• **AVAILABLE DATA**:

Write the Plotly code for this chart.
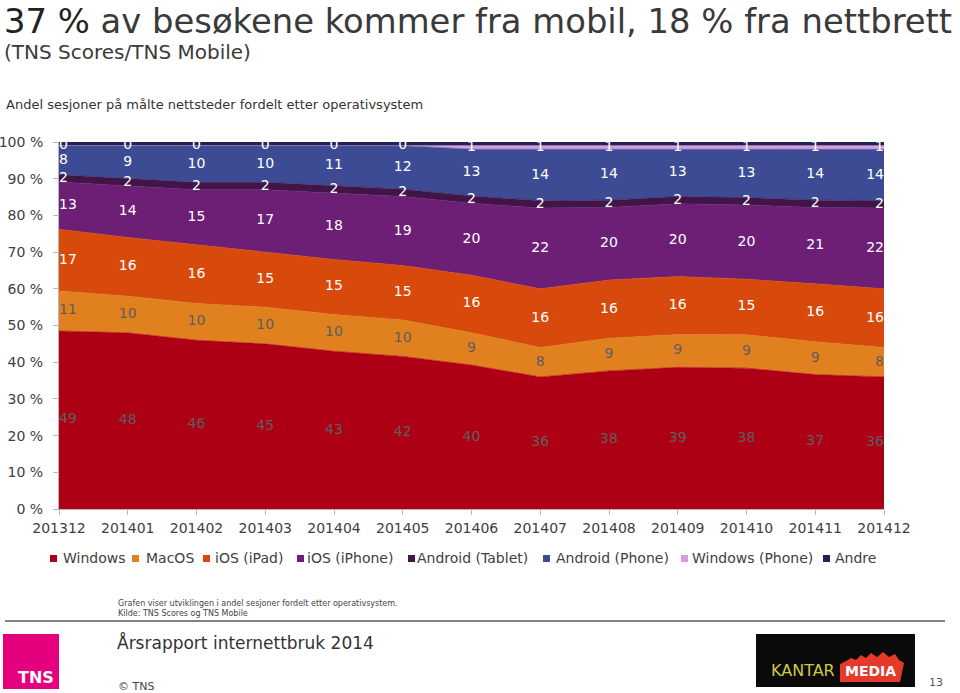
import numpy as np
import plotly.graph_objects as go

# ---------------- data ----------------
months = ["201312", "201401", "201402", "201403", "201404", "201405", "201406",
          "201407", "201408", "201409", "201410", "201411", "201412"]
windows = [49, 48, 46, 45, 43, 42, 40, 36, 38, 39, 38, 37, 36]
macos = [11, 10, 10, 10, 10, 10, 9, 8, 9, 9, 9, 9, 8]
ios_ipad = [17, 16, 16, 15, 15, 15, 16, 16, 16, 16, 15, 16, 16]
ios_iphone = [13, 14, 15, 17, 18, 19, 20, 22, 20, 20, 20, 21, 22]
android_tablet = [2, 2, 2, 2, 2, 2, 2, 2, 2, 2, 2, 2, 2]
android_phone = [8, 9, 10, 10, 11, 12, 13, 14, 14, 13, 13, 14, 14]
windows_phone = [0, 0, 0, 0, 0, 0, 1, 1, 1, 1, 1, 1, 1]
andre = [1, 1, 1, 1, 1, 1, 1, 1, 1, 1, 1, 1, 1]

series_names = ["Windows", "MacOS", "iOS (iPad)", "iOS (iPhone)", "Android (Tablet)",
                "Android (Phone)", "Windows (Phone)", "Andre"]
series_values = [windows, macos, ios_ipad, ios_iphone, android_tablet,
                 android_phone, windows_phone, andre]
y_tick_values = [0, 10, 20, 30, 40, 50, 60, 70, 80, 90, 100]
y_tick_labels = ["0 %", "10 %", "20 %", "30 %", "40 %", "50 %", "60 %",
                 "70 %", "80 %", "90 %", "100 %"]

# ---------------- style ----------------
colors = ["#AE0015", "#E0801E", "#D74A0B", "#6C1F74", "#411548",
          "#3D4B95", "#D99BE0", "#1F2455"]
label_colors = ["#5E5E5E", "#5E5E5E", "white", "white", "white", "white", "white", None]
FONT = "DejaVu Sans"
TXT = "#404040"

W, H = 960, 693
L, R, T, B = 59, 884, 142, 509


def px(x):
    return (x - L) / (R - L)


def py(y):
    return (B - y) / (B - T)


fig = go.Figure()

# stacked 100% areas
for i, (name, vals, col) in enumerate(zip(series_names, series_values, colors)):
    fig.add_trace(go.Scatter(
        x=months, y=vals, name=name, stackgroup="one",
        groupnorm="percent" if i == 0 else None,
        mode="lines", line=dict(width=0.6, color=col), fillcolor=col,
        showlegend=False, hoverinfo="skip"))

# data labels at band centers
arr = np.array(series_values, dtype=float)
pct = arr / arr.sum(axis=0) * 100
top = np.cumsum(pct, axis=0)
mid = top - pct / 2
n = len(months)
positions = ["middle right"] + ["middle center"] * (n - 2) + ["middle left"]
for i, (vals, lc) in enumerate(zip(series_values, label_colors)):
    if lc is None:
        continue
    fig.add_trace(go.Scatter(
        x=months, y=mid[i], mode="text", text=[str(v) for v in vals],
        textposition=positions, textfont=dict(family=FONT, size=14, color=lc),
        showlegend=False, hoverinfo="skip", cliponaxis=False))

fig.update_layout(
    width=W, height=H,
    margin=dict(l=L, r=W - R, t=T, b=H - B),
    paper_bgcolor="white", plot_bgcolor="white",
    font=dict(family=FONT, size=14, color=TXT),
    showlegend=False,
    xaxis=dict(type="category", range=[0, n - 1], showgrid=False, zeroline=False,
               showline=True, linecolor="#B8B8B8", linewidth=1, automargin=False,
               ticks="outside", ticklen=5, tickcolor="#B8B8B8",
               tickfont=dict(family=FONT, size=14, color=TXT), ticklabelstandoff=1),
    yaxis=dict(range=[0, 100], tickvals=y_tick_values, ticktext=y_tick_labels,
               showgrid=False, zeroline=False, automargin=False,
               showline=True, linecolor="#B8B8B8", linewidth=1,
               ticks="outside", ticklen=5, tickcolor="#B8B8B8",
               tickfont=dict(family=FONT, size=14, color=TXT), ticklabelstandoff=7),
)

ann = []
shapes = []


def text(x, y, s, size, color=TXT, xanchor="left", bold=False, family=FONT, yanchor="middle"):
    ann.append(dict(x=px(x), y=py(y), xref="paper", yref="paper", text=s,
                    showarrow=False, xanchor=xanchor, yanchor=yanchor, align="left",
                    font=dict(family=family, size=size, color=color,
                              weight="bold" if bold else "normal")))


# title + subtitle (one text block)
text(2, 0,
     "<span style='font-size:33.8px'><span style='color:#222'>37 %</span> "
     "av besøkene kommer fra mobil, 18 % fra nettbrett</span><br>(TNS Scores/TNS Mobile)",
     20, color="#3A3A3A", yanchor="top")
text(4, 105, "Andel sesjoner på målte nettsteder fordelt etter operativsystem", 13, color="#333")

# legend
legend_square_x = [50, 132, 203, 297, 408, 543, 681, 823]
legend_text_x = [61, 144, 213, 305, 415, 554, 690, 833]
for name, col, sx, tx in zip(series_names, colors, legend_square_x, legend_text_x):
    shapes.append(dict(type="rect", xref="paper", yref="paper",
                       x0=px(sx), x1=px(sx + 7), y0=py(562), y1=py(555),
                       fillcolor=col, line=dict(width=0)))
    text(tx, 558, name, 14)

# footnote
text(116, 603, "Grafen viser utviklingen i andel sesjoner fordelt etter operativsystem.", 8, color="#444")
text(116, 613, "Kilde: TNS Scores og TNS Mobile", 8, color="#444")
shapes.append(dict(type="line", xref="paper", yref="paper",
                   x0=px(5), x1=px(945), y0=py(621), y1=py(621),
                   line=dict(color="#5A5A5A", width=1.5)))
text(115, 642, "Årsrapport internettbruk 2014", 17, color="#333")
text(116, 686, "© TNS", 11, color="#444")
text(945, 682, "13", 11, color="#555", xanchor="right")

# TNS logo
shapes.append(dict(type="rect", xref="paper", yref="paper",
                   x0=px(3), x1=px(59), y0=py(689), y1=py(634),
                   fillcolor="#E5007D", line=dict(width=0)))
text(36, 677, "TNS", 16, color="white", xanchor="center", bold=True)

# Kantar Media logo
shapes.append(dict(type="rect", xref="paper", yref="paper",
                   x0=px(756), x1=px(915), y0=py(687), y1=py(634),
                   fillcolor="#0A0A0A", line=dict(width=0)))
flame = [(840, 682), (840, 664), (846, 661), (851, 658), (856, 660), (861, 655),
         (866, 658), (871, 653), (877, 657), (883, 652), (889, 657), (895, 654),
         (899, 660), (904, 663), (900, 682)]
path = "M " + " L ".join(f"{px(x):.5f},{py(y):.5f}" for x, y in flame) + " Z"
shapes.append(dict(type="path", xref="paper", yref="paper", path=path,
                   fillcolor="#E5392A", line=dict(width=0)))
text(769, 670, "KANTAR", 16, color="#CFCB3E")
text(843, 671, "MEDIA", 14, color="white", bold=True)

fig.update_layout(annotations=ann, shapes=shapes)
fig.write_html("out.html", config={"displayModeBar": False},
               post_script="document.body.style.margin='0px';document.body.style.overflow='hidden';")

---

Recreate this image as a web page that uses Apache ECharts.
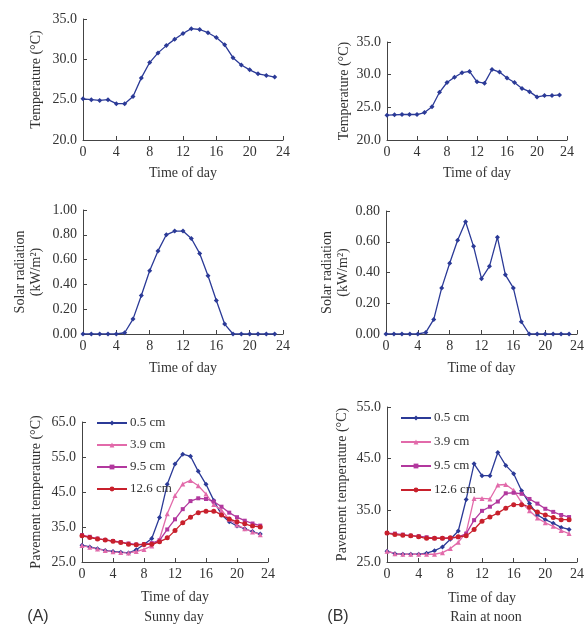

• **CHALLENGE**:
Make an exact copy of only the lines from the one with "Write the Plotly code for this chart." through the one with "1, 1, 1, 1, 1, 1, 1, 1]". Pictures don't belong in it.

• **ANSWER TO THE EXERCISE**:
Write the Plotly code for this chart.
import numpy as np
import plotly.graph_objects as go

# ---------------- data ----------------
months = ["201312", "201401", "201402", "201403", "201404", "201405", "201406",
          "201407", "201408", "201409", "201410", "201411", "201412"]
windows = [49, 48, 46, 45, 43, 42, 40, 36, 38, 39, 38, 37, 36]
macos = [11, 10, 10, 10, 10, 10, 9, 8, 9, 9, 9, 9, 8]
ios_ipad = [17, 16, 16, 15, 15, 15, 16, 16, 16, 16, 15, 16, 16]
ios_iphone = [13, 14, 15, 17, 18, 19, 20, 22, 20, 20, 20, 21, 22]
android_tablet = [2, 2, 2, 2, 2, 2, 2, 2, 2, 2, 2, 2, 2]
android_phone = [8, 9, 10, 10, 11, 12, 13, 14, 14, 13, 13, 14, 14]
windows_phone = [0, 0, 0, 0, 0, 0, 1, 1, 1, 1, 1, 1, 1]
andre = [1, 1, 1, 1, 1, 1, 1, 1, 1, 1, 1, 1, 1]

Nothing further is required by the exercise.